My title should pretty much sum it up. I run a baseline, some machines run just fine and update, others fail. My main question is, how do I find out why they failed so I can adjust whatever it is that is failing?

On a side note, I’ve seen it where some of the fixlets have no action selected and then the whole baseline fails, but that’s not the case here. These are critical and important updates.

mwolff · January 19, 2018, 1:15pm

You’ll most likely have to break it down by action and look at exit codes.

When doing the monthly patch releases from Microsoft I always do a pilot audience first, to see if there are any issues with the patch content. Most times there isn’t, but every now and again a relevance error sneaks in and causes the action to fail even though the patch was successfully applied (exit code 0, but relevance still evaluates to true, so action is considered Failed). Case in point, this happened with one of the January 2018 updates. Again, though, this is rare.
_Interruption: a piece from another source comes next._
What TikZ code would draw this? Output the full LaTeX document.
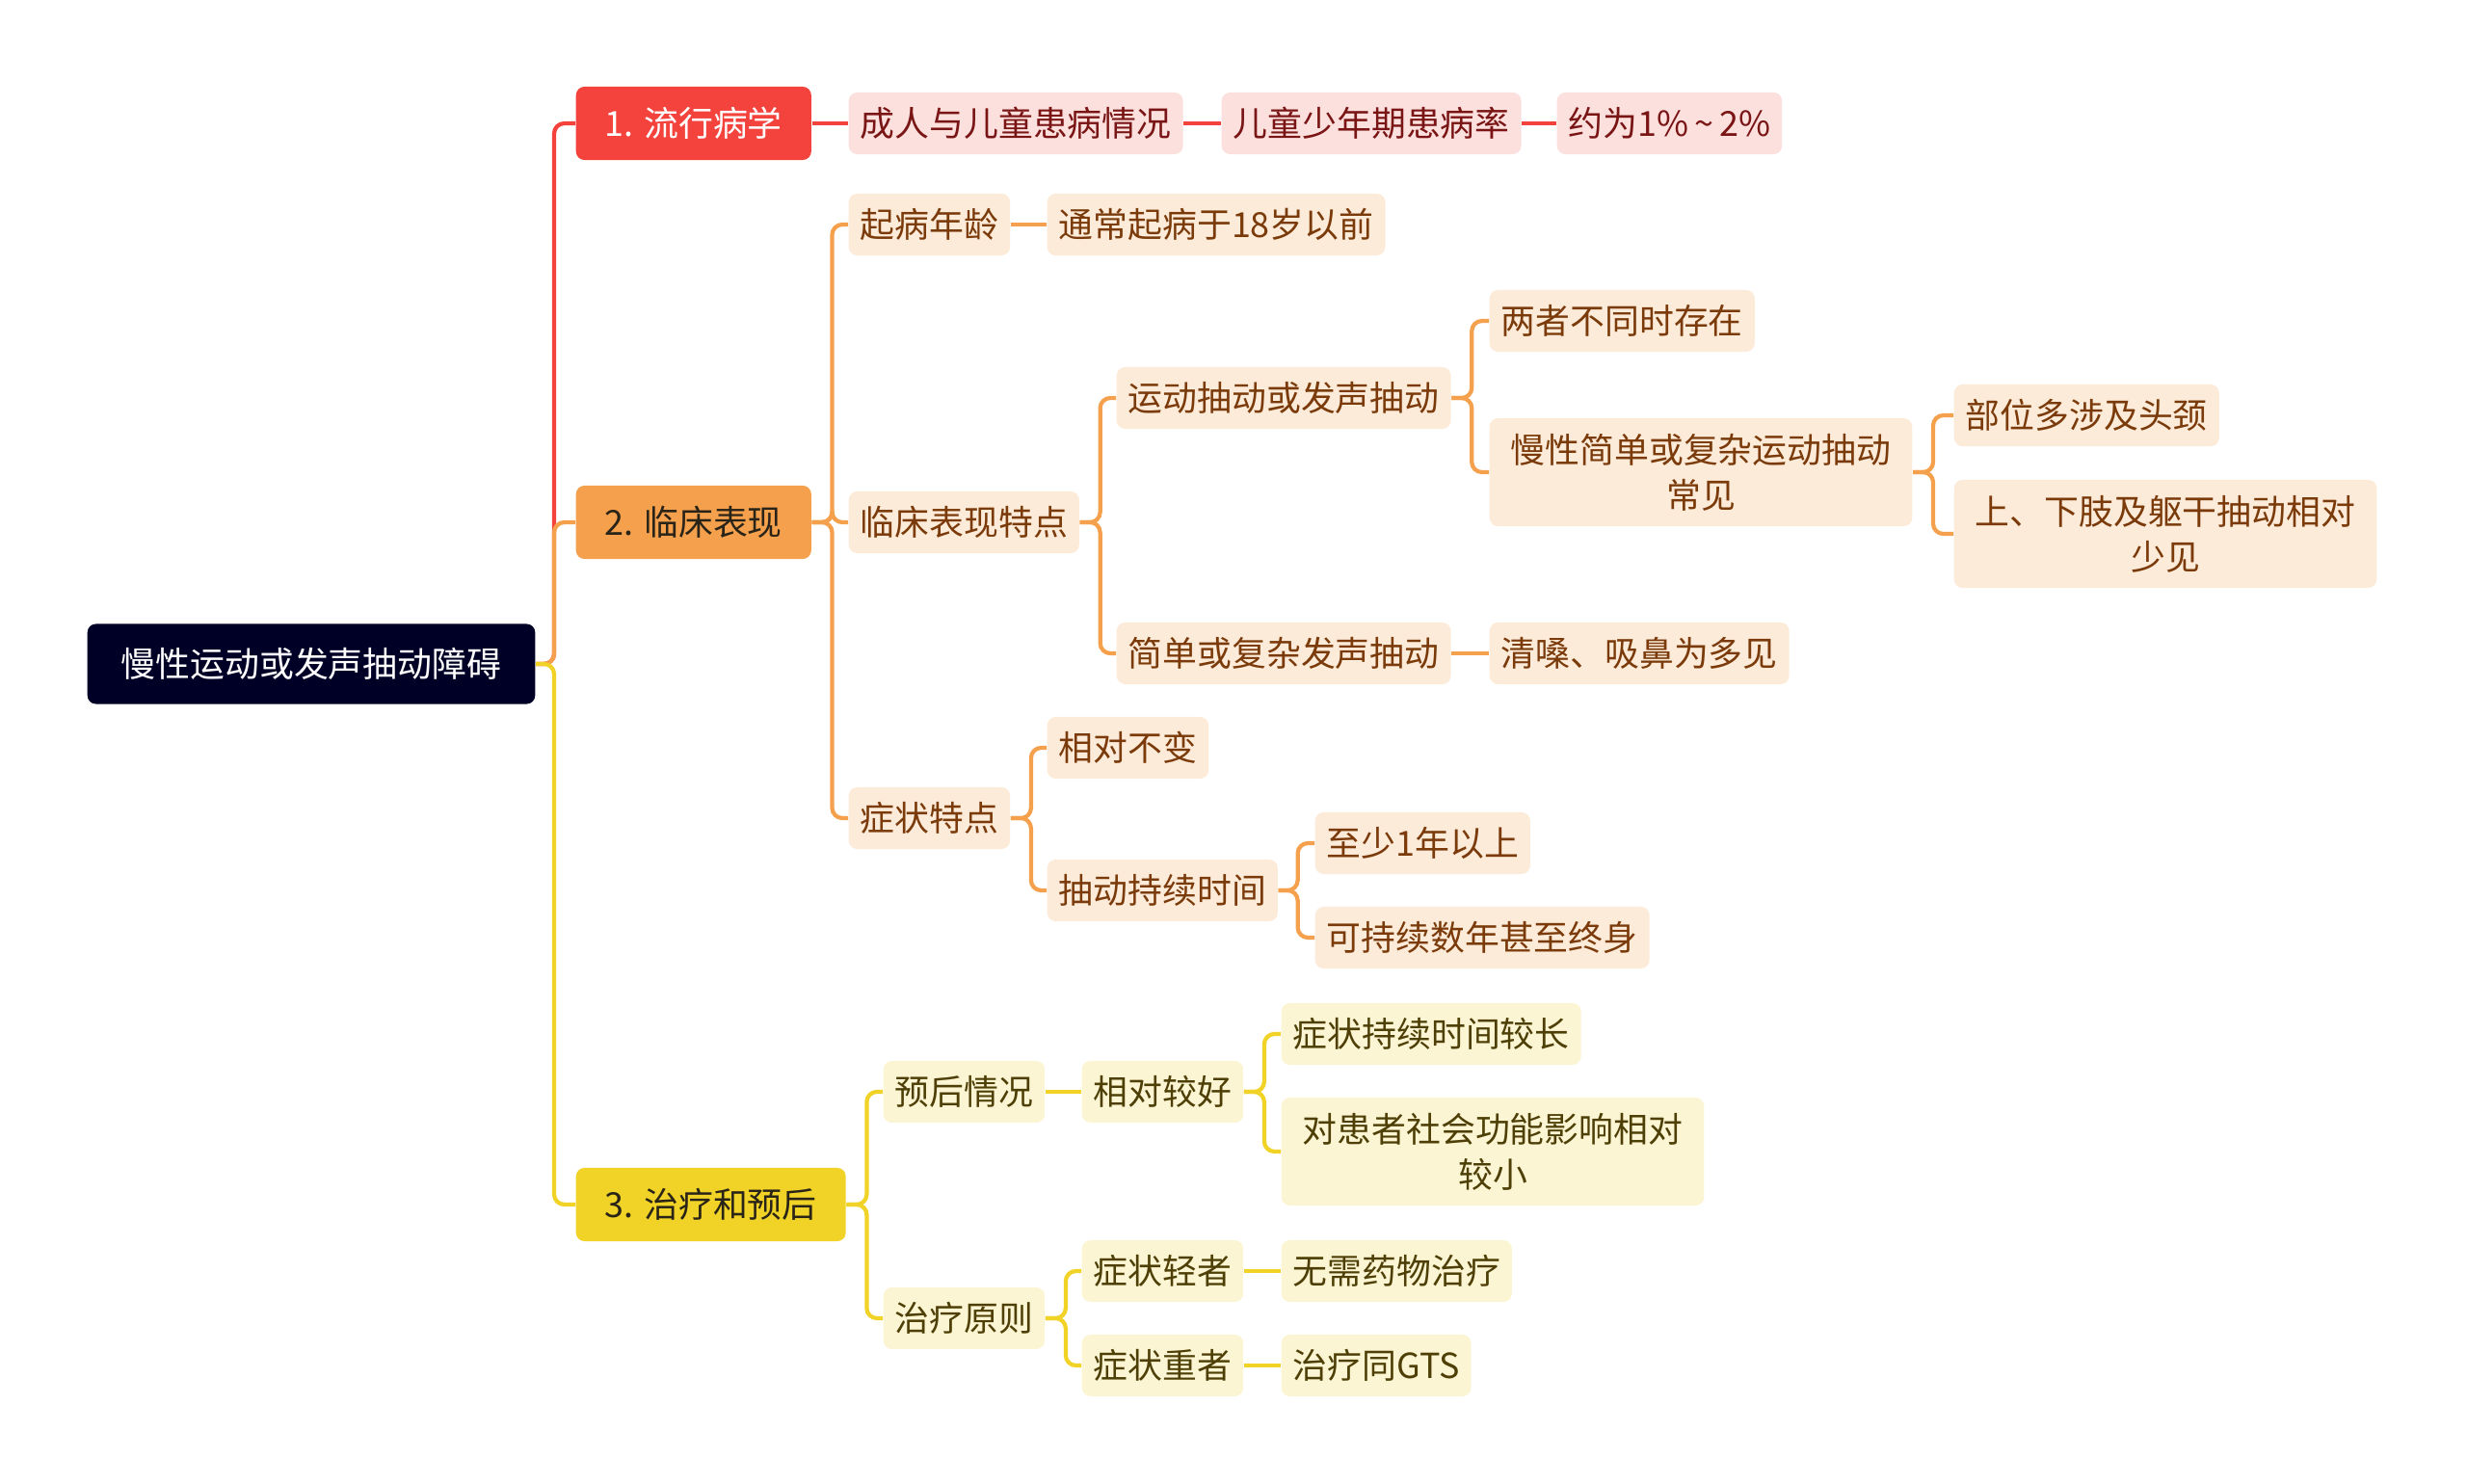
\documentclass[tikz,border=0pt]{standalone}
\usepackage{fontspec}
\setmainfont{Noto Sans CJK SC}
\usepackage{tikz}
\usetikzlibrary{positioning}

\definecolor{rootc}{HTML}{000027}
\definecolor{redc}{HTML}{F4433C}
\definecolor{orangec}{HTML}{F4A04C}
\definecolor{yellowc}{HTML}{F0D326}
\definecolor{pinkf}{HTML}{FCE0DE}
\definecolor{pinkt}{HTML}{7A1515}
\definecolor{peachf}{HTML}{FDEBD9}
\definecolor{peacht}{HTML}{7A3A0A}
\definecolor{lightyf}{HTML}{FCF5D4}
\definecolor{lightyt}{HTML}{4D3F05}
\definecolor{darkt}{HTML}{2A2418}

\begin{document}
\begin{tikzpicture}[
  x=0.01cm,y=-0.01cm,
  font=\fontsize{10.2pt}{13.4pt}\selectfont,
  box/.style={rounded corners=2.5pt,anchor=west,align=center},
  rootbox/.style={box,fill=rootc,text=white,inner xsep=0.35cm,minimum height=0.83cm},
  topic/.style={box,inner xsep=0.3cm,minimum height=0.76cm},
  leaf/.style={box,inner xsep=0.12cm,inner ysep=0pt,minimum height=0.64cm},
  twoline/.style={inner xsep=0.22cm,minimum height=1.12cm},
  pinkbox/.style={leaf,fill=pinkf,text=pinkt},
  peachbox/.style={leaf,fill=peachf,text=peacht},
  ybox/.style={leaf,fill=lightyf,text=lightyt},
  conn/.style={line width=1.2pt,rounded corners=3pt}
]
\useasboundingbox (0,0) rectangle (2560,1540);

% root and main topics
\node[rootbox] (root) at (90,689) {慢性运动或发声抽动障碍};
\node[topic,fill=redc,text=white] (epi) at (597,128) {1. 流行病学};
\node[topic,fill=orangec,text=darkt] (clin) at (597,542) {2. 临床表现};
\node[topic,fill=yellowc,text=darkt] (treat) at (597,1250) {3. 治疗和预后};

% 1. 流行病学
\node[pinkbox] (adult) at (880,128) {成人与儿童患病情况};
\node[pinkbox] (rate) at (1267,128) {儿童少年期患病率};
\node[pinkbox] (pct) at (1615,128) {约为1\%\,\textasciitilde\,2\%};

% 2. 临床表现
\node[peachbox] (onset) at (880,233) {起病年龄};
\node[peachbox] (before) at (1086,233) {通常起病于18岁以前};
\node[peachbox] (feat) at (880,542) {临床表现特点};
\node[peachbox] (motor) at (1158,413) {运动抽动或发声抽动};
\node[peachbox] (vocal) at (1158,678) {简单或复杂发声抽动};
\node[peachbox] (notboth) at (1545,333) {两者不同时存在};
\node[peachbox,twoline] (chronic) at (1545,490) {慢性简单或复杂运动抽动\\常见};
\node[peachbox] (head) at (2027,431) {部位多涉及头颈};
\node[peachbox,twoline] (limbs) at (2027,554) {上、下肢及躯干抽动相对\\少见};
\node[peachbox] (throat) at (1545,678) {清嗓、吸鼻为多见};
\node[peachbox] (symp) at (880,849) {症状特点};
\node[peachbox] (stable) at (1086,776) {相对不变};
\node[peachbox] (dur) at (1086,924) {抽动持续时间};
\node[peachbox] (year) at (1364,875) {至少1年以上};
\node[peachbox] (life) at (1364,973) {可持续数年甚至终身};

% 3. 治疗和预后
\node[ybox] (prog) at (916,1133) {预后情况};
\node[ybox] (good) at (1122,1133) {相对较好};
\node[ybox] (long) at (1329,1073) {症状持续时间较长};
\node[ybox,twoline] (social) at (1329,1195) {对患者社会功能影响相对\\较小};
\node[ybox] (princ) at (916,1368) {治疗原则};
\node[ybox] (mild) at (1122,1319) {症状轻者};
\node[ybox] (severe) at (1122,1417) {症状重者};
\node[ybox] (nodrug) at (1329,1319) {无需药物治疗};
\node[ybox] (gts) at (1329,1417) {治疗同GTS};

% trunk
\draw[conn,redc] (root.east) -- ++(19,0) |- (epi.west);
\draw[conn,orangec] (root.east) -- ++(19,0) |- (clin.west);
\draw[conn,yellowc] (root.east) -- ++(19,0) |- (treat.west);

% red branch
\draw[conn,redc] (epi.east) -- (adult.west);
\draw[conn,redc] (adult.east) -- (rate.west);
\draw[conn,redc] (rate.east) -- (pct.west);

% orange branch
\draw[conn,orangec] (clin.east) -- ++(21,0) |- (onset.west);
\draw[conn,orangec] (clin.east) -- ++(21,0) |- (feat.west);
\draw[conn,orangec] (clin.east) -- ++(21,0) |- (symp.west);
\draw[conn,orangec] (onset.east) -- (before.west);
\draw[conn,orangec] (feat.east) -- ++(21,0) |- (motor.west);
\draw[conn,orangec] (feat.east) -- ++(21,0) |- (vocal.west);
\draw[conn,orangec] (motor.east) -- ++(21,0) |- (notboth.west);
\draw[conn,orangec] (motor.east) -- ++(21,0) |- (chronic.west);
\draw[conn,orangec] (chronic.east) -- ++(21,0) |- (head.west);
\draw[conn,orangec] (chronic.east) -- ++(21,0) |- (limbs.west);
\draw[conn,orangec] (vocal.east) -- (throat.west);
\draw[conn,orangec] (symp.east) -- ++(21,0) |- (stable.west);
\draw[conn,orangec] (symp.east) -- ++(21,0) |- (dur.west);
\draw[conn,orangec] (dur.east) -- ++(20,0) |- (year.west);
\draw[conn,orangec] (dur.east) -- ++(20,0) |- (life.west);

% yellow branch
\draw[conn,yellowc] (treat.east) -- ++(21,0) |- (prog.west);
\draw[conn,yellowc] (treat.east) -- ++(21,0) |- (princ.west);
\draw[conn,yellowc] (prog.east) -- (good.west);
\draw[conn,yellowc] (good.east) -- ++(21,0) |- (long.west);
\draw[conn,yellowc] (good.east) -- ++(21,0) |- (social.west);
\draw[conn,yellowc] (princ.east) -- ++(21,0) |- (mild.west);
\draw[conn,yellowc] (princ.east) -- ++(21,0) |- (severe.west);
\draw[conn,yellowc] (mild.east) -- (nodrug.west);
\draw[conn,yellowc] (severe.east) -- (gts.west);
\end{tikzpicture}
\end{document}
A common issue I see in our environment is exit code 112; this just means the system doesn’t have enough free space to perform the update. I have an IBM Web Report set up for server admins to check when their servers go below a certain threshold; even though we have HP OMI monitoring for disk space, some of the monthly rollup patches are now getting so big that having just a Gb free on the system drive is no longer sufficient.

Other issues are the extremely helpful 1603, which means anything could have gone wrong, or 1618 which means another install is already running.

Based on experiences with patching Microsoft systems (and I not that you didn’t specify if this was Unix, Linux, or MS, or something else) we’ve taken certain actions such as rebooting systems prior to beginning patching so we can clear out existing, pending installs, waiting until the baseline finishes before restarting again, and similar types of preventative maintenance actions.

In short, there’s no easy way to figure this out, and you’ll most likely have to do some digging.

BCannon · January 19, 2018, 4:51pm

Thanks Martin. I figured as such. If I do have an exit code I’ve tried to look them up. The odd thing is when there is no exit code, which has been the case lately. I’ll keep digging. Seems like I might be seeing a pattern with the group of machines that are failing. We’ll see what I find.

mwolff · January 19, 2018, 5:04pm

If there’s no exit code, what does the action info tab tell you? You should usually be able to see something like this:

BCannon · January 23, 2018, 3:45pm

Well, now I feel dumb. I just discovered that one of the fixlets on the baseline that started this question hadn’t had an action selected which of course will make things fail. So, I’ll go back in my corner and think about what I’ve done.